Hidden Figures nicely revealed

Hidden Figures is a movie filmed in 2016, in US, directed by (to me unknown) Theodore Melfi. With the main characters of Katherine G. Johnson (by Taraji P. Henson ), Dorothy Vaughan (by Octavia Spencer), Mary Jackson (by Janelle Monáe), Al Harrison (by Kevin Costner) and Vivian Mitchell (by Kirsten Dunst).

It is an encouraging story about NASA colored employees back in '60, straggling between the pressure of segregation in Virginia and uncompromising first man in space race.

It starts with three black ladies trying to repair a car by the road each helping their own way, eventually harassed by a cop passing by on patrol car and then ending up escorting them to Langley as per the importance of the space mission they were working for. Then Kevin Costner enters the scene and right away I started to feel at cinematography home. He is so confident and transmitting such a authority, it makes me feel just as so.
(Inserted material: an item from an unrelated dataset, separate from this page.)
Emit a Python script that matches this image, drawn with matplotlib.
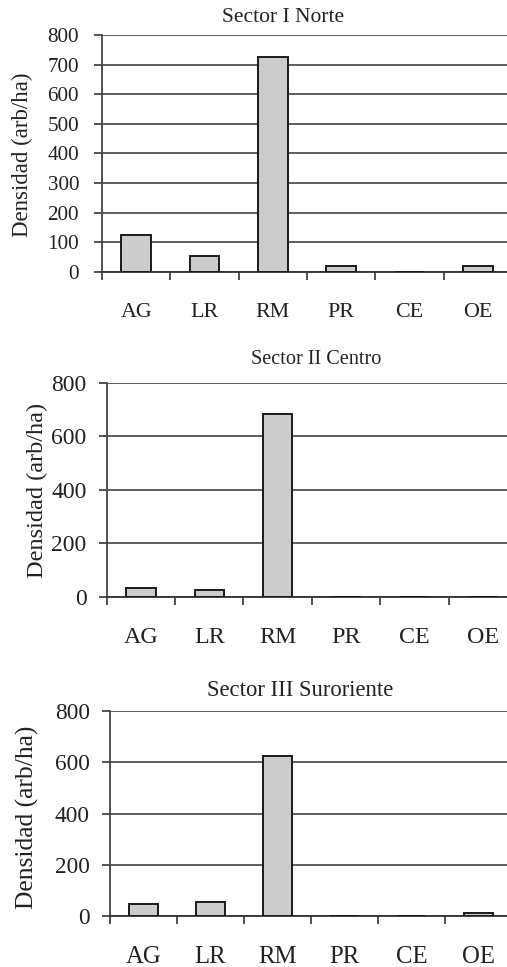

I'm not going further into story however let me share with you some of very encouraging moments (at least for me):

  • I like very much the „Where the hell have you been“ scene. Actress Taraji P. Henson was just amazing how she expressed the „pushed in the corner“, justified outburst. It came just about the right moment. I was starting to think to myself „When the hell is she going to get pissed off?“ and then relieve came over to me. Finally! Finally she got it out of herself. And they all listened. Even Jim Parson (Big Bang Theory) unpleasant as ever with a constant shine of prejudice in his eye ball. Before that scene the whole atmosphere was fake happy. After? Sincerity, openness freed up.
  • Another goose bumps scene, when Taraji P. Henson made her calculations at the top secret briefing full of white men. Kevin Costner standing up was a nice touch.
  • Yet another emotional crescendo scene. Colored ladies department reassigned to handle the IBM beast machine. Things are moving forward while finally the white man understands which was very nicely portrayed by Kirsten Dunst. That gradual improvement of her respect to colored colleagues.
  • As well as Janelle Monáe attending fearlessly her first class in all white High School to gain entitlement become the first colored engineer working for NASA. Very nice touch the way she convinced Judge to get an enrollment. I wish everybody (including myself) would have such a desire for education to face all that difficulties.
There was a nice and well chosen music, like for example Miles Davis's So What tune was very fit for the first successful launch, Ray Charles etc.

i liked the camera work as well. I'm not an expert, however the camera was nice and steady, not disturbing, shaky.

Summa summarum it was a good quality movie with a message. I don't really care whether or not this movie is a propaganda or a racist historical revisionism. I'm only trying to see what this movie could give you: entertainment, nice and encouraging story, lesson to life. There is a clear message: don't underestimate people by their status. I'm very gladly rating 8/10. Thank you.